10. San Francisco trades for Blaine Gabbert -- This deal raised a few eyebrows early on in free agency, but I liked the thinking behind it. In reality the 49ers made a low-risk bet on the quarterback who went 10th overall in 2011, then flamed out in spectacular fashion for Jacksonville, going just 5-22 as a starter in his three seasons. The 49ers have picks to burn in this year's draft, so shipping a sixth-rounder to the Jaguars (and possibly another conditional pick in 2015) won't prove costly if Gabbert thrives under head coach Jim Harbaugh and nails down the backup job that ex-Browns starter Colt McCoy held without distinction in 2013.

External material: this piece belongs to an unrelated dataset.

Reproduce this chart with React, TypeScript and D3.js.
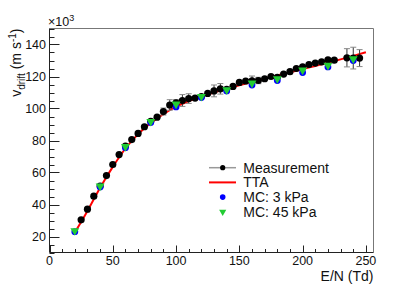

Gabbert has this much going for him: His career trajectory isn't much different from that of ex-49ers No. 1 overall pick Alex Smith, and we all know how much Harbaugh's presence seemed to revive Smith's game in 2011 and the first half of '12. If Gabbert can duplicate that example and save a career that appeared all but lost, he's still young enough at 24 to earn a long-term opportunity somewhere in the league, even if it's as a veteran backup.
Harbaugh has taken him on as a bit of a personal challenge, and that could be a very fortuitous development for Gabbert.
"I believe this can be a really powerful opportunity, a powerful motivation for [Gabbert] to say, 'It wasn't me, it was my situation [in Jacksonville],''' Harbaugh said at last week's NFL annual meeting in Orlando. "And now he has that opportunity.''
NOTE: Six other teams lost quarterbacks who were backups or part-time starters in 2013. Some of those franchises potentially remain in the market for a new No. 2.
-- St. Louis signed free-agent Shaun Hill, replacing Kellen Clemens.
-- Tennessee signed free-agent Charlie Whitehurst, replacing Ryan Fitzpatrick.
-- Chicago lost Josh McCown, leaving Jordan Palmer as the backup to Jay Cutler.